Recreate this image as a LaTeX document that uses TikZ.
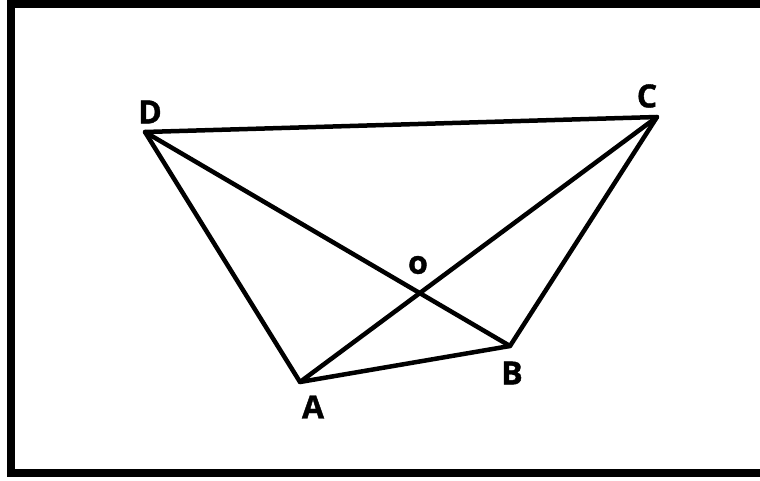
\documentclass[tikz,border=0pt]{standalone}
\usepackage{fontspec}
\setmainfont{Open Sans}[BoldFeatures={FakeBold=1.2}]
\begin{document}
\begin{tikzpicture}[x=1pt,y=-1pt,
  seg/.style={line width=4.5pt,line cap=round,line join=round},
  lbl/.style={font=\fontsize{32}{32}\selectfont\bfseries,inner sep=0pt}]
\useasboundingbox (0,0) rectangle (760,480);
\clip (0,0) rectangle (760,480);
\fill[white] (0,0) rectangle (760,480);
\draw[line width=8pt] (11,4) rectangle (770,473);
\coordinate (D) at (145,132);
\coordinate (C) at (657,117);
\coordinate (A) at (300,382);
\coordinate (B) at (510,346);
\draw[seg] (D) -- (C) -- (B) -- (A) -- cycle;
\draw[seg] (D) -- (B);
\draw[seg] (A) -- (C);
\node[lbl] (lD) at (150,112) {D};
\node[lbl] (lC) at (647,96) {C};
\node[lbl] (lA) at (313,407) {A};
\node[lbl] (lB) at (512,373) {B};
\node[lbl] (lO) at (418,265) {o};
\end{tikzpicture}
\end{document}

────────────────

■ Stated task
Exclude the pictures. Write out the remaining data exactly.

■ Result of the task
Recreate this image as a LaTeX document that uses TikZ.
\documentclass[tikz,border=0pt]{standalone}
\usepackage{fontspec}
\setmainfont{Open Sans}[BoldFeatures={FakeBold=1.2}]
\begin{document}
\begin{tikzpicture}[x=1pt,y=-1pt,
  seg/.style={line width=4.5pt,line cap=round,line join=round},
  lbl/.style={font=\fontsize{32}{32}\selectfont\bfseries,inner sep=0pt}]
\useasboundingbox (0,0) rectangle (760,480);
\clip (0,0) rectangle (760,480);
\fill[white] (0,0) rectangle (760,480);
\draw[line width=8pt] (11,4) rectangle (770,473);
\coordinate (D) at (145,132);
\coordinate (C) at (657,117);
\coordinate (A) at (300,382);
\coordinate (B) at (510,346);
\draw[seg] (D) -- (C) -- (B) -- (A) -- cycle;
\draw[seg] (D) -- (B);
\draw[seg] (A) -- (C);
\node[lbl] (lD) at (150,112) {D};
\node[lbl] (lC) at (647,96) {C};
\node[lbl] (lA) at (313,407) {A};
\node[lbl] (lB) at (512,373) {B};
\node[lbl] (lO) at (418,265) {o};
\end{tikzpicture}
\end{document}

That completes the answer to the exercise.